Norton: Largely, it will be the latter. Science has not changed since we did our early work in 2016 and then reinforced it in several reports since. We might look into the degree of climate impact in specific case studies. There's still scope for exploring the detail. But the basic reality is that the current system has got use got us into a ridiculous state of play where large amounts of forests in north, particularly North America, in USA and Canada are being felled, converted to pellets, and then either shipped to the UK and Europe or shipped to Japan or Korea.

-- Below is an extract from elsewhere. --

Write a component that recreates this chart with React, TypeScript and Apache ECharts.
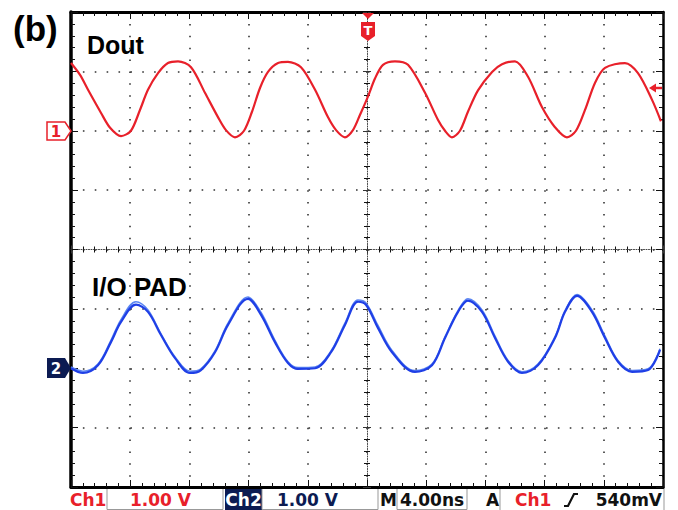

Our system of subsidies makes that economic, made worse by the rather unfortunate accounting rules which allow importing countries to ignore the carbon in the feedstock they get from another country. I am sorry, if I am repeating myself, but we have this almost Kafkaesque situation where a country is increasing its CO2 emissions by switching to biomass from coal, and at the same time can claim a reduction – just because that imported biomass comes with zero carbon in the books. This emissions laundering works until countries like the USA and Canada start defending their carbon stock rather.

CW: You have recently been heard by the UK Parliament’s Environment Committee. Where is the discussion in the UK? Do you see any improvement?

Norton: Well, there's an increasing realisation that the major producers of electricity from imported biomass are greenwashing when they claim that the switch from coal to biomass leads to an 85% reduction in CO2 emissions – which is completely misleading because it ignores the actual emissions coming out of the stack.

Even if we're burning biomass, there are different types of feedstocks which have different impacts. The original concept of just using waste material was not illogical and may under certain circumstances be beneficial. But that has been like the mask that the industry has used to hide their real economic scale.

Media have many times exposed what really goes on in the forest, clear cuts and all of the forest resource going to pennies, whereas according to the cascade principle, it should only be residues which don't have any potential timber or paper or cardboard value. This disconnect between the claims and reality is also increasingly being recognised.

CW: Thank you for the interview, Prof. Norton.